### WHAT THE TASK REQUIRES
Extract, unchanged, each line of the listing below from its first line through the line that contains "plotBottom = 278;", inclusive, and nothing else.

## Begin DATA SHOWN

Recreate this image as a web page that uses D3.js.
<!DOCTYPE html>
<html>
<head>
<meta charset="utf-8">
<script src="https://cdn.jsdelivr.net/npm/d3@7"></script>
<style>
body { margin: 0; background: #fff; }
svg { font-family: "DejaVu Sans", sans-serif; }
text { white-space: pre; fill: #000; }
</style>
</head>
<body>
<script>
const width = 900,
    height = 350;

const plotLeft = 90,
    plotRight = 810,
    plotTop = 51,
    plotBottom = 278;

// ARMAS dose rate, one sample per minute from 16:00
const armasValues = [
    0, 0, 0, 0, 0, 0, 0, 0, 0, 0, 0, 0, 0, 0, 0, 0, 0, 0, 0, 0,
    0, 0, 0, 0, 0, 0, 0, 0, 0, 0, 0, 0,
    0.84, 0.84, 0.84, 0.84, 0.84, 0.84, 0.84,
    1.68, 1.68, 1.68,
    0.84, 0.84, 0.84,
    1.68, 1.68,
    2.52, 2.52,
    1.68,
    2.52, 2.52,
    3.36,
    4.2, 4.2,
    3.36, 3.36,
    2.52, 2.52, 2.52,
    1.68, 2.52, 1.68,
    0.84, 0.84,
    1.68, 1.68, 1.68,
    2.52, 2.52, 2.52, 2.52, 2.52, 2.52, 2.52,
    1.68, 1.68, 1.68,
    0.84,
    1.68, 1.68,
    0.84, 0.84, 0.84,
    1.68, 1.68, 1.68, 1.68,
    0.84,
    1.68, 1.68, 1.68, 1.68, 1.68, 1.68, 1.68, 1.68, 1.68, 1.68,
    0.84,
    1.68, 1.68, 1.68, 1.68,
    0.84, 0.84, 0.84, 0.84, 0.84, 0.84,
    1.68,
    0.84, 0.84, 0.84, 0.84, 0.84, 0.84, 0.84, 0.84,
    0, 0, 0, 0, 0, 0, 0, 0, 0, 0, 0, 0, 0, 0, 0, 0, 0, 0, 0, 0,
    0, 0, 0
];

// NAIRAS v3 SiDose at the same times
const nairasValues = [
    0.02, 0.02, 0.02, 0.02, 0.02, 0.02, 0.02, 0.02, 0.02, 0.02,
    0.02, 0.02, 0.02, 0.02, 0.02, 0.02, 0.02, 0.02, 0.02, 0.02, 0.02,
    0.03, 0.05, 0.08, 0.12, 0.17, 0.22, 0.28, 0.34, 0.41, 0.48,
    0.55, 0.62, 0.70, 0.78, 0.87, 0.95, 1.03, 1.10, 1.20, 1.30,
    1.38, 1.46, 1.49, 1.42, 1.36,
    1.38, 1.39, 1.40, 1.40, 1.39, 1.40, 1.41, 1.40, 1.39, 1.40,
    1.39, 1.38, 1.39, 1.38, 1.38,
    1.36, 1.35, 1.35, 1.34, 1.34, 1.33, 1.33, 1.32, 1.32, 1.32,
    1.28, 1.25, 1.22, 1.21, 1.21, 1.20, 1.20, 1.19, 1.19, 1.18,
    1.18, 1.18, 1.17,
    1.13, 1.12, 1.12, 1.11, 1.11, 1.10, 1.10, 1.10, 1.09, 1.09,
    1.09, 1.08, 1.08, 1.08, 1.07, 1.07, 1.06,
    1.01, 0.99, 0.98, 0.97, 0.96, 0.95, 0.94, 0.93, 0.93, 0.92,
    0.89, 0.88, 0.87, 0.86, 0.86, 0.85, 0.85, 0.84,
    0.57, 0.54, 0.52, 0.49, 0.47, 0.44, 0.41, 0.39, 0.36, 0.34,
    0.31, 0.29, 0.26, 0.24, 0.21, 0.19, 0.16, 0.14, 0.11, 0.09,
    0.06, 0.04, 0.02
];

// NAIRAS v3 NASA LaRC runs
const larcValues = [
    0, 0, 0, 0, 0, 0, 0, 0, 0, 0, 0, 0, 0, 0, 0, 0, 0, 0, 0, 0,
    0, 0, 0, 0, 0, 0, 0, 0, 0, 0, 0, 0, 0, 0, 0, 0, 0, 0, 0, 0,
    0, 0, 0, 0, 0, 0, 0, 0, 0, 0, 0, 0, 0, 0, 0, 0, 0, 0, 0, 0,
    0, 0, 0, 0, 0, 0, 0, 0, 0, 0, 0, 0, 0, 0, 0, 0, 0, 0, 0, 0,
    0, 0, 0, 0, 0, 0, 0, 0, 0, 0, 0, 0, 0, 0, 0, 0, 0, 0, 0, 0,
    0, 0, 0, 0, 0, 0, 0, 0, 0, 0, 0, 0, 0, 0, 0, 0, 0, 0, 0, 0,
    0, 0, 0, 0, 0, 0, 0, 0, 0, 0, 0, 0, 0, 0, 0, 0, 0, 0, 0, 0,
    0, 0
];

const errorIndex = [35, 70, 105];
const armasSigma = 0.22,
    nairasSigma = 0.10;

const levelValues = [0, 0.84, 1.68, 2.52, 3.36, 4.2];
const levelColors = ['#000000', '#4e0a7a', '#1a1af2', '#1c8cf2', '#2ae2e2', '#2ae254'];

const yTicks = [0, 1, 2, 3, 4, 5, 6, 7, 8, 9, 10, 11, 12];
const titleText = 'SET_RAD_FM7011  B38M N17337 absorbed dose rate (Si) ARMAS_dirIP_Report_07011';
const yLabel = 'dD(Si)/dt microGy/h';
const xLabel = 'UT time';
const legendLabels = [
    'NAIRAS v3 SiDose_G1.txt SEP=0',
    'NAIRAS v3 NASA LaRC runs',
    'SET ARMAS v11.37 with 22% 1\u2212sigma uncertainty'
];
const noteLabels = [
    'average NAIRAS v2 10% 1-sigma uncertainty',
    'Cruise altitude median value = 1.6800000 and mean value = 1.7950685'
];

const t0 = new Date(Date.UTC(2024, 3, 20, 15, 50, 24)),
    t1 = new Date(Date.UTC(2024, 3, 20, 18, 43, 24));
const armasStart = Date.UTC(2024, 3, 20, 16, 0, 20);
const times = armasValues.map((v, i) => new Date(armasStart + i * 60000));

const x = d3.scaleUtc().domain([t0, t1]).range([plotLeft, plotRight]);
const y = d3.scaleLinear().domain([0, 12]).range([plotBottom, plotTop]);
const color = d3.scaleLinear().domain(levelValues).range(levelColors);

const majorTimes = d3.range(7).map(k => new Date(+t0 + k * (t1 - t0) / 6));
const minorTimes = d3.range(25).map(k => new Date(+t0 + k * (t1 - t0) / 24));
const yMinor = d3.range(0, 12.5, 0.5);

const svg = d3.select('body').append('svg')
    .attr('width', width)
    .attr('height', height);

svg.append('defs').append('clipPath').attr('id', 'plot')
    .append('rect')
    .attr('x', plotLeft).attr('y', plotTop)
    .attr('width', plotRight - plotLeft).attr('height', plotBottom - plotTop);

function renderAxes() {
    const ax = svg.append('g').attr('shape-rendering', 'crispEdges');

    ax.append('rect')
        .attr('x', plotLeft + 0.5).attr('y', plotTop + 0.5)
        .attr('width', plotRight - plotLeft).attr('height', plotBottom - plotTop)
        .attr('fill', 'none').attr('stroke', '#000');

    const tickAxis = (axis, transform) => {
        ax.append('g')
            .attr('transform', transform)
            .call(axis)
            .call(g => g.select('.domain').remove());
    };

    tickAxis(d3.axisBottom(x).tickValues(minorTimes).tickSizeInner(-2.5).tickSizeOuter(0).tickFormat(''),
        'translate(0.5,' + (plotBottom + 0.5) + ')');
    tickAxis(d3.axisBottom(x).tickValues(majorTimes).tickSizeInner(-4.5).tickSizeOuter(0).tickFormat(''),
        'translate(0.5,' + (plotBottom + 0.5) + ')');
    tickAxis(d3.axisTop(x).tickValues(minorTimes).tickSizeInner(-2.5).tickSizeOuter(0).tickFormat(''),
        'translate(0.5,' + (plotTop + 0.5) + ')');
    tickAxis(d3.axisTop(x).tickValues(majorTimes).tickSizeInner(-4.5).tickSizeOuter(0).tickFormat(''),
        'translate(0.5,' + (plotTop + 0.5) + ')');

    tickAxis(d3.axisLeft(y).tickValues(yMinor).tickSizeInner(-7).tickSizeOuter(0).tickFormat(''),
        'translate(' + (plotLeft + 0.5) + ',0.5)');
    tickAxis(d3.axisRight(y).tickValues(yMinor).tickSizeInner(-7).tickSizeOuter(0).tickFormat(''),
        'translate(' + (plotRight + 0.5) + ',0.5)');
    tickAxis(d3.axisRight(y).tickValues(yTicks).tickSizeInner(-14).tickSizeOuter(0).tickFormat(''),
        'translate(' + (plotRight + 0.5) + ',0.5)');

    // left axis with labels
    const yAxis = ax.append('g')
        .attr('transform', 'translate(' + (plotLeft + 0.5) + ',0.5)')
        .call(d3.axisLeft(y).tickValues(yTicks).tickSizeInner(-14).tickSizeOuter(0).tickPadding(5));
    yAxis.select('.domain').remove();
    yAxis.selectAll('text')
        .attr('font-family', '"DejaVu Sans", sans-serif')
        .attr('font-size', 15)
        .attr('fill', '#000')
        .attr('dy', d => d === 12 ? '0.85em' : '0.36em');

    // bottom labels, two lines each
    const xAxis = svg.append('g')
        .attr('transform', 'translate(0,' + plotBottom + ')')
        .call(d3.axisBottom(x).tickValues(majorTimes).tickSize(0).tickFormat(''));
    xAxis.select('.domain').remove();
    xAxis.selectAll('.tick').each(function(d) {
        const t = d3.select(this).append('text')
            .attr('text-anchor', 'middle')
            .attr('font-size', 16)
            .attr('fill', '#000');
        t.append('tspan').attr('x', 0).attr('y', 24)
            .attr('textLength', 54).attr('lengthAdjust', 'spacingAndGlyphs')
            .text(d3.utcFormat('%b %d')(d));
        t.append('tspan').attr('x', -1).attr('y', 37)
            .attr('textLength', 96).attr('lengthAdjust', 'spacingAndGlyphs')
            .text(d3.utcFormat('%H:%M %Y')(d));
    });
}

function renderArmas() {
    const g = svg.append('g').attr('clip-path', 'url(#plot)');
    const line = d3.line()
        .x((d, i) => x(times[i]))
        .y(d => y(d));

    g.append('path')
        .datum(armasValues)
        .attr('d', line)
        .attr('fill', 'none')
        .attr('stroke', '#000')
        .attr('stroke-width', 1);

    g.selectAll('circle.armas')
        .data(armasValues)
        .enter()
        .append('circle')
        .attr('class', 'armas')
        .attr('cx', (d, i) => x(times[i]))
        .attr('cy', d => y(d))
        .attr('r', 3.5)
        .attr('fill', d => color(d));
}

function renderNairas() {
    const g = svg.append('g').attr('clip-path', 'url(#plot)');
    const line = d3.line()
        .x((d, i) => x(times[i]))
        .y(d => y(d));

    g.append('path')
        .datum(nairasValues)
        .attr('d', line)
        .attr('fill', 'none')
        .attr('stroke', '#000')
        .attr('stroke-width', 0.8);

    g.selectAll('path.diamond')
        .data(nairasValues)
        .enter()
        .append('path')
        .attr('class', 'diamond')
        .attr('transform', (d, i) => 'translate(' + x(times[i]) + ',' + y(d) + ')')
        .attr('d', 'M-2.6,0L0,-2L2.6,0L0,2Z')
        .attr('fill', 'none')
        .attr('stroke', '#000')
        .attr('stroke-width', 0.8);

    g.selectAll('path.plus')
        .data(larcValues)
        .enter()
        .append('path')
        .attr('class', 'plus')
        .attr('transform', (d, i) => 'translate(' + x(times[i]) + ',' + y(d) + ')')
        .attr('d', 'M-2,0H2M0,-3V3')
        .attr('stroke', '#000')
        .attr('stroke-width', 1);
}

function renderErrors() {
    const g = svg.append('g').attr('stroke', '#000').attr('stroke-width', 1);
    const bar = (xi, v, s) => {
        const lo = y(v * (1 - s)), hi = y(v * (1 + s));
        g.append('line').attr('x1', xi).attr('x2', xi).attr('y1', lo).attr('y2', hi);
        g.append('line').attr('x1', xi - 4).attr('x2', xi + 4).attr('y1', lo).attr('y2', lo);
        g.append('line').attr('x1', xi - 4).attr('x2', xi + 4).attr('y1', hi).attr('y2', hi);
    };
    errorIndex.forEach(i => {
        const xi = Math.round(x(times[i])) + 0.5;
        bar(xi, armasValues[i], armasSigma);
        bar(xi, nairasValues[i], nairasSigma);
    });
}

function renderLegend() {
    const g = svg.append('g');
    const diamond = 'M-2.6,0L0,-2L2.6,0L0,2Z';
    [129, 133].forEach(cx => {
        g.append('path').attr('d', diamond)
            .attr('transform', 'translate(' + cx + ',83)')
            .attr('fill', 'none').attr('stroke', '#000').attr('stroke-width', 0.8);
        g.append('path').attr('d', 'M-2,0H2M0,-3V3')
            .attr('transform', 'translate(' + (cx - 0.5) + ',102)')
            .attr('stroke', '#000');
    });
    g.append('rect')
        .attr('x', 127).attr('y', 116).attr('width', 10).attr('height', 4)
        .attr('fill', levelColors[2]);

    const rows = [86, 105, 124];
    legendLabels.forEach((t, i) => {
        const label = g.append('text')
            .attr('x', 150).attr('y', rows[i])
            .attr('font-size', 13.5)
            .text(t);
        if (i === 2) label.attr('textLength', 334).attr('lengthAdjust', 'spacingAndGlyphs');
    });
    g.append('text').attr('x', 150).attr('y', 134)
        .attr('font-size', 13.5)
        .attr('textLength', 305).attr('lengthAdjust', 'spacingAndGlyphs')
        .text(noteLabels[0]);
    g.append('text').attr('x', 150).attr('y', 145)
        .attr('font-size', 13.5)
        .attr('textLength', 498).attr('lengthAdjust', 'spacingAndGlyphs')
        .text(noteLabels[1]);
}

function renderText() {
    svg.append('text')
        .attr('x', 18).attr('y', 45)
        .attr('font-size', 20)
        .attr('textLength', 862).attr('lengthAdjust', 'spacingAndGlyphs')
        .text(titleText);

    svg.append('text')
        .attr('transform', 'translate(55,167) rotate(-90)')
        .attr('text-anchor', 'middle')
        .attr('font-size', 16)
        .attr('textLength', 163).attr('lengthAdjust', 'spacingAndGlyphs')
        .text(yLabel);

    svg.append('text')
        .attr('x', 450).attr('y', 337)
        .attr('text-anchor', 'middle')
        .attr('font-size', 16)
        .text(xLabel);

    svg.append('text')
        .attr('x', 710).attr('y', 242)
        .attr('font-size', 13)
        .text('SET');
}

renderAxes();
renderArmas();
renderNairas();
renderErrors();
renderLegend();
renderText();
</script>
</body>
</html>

## End DATA SHOWN

### COMPLETE RESPONSE
Recreate this image as a web page that uses D3.js.
<!DOCTYPE html>
<html>
<head>
<meta charset="utf-8">
<script src="https://cdn.jsdelivr.net/npm/d3@7"></script>
<style>
body { margin: 0; background: #fff; }
svg { font-family: "DejaVu Sans", sans-serif; }
text { white-space: pre; fill: #000; }
</style>
</head>
<body>
<script>
const width = 900,
    height = 350;

const plotLeft = 90,
    plotRight = 810,
    plotTop = 51,
    plotBottom = 278;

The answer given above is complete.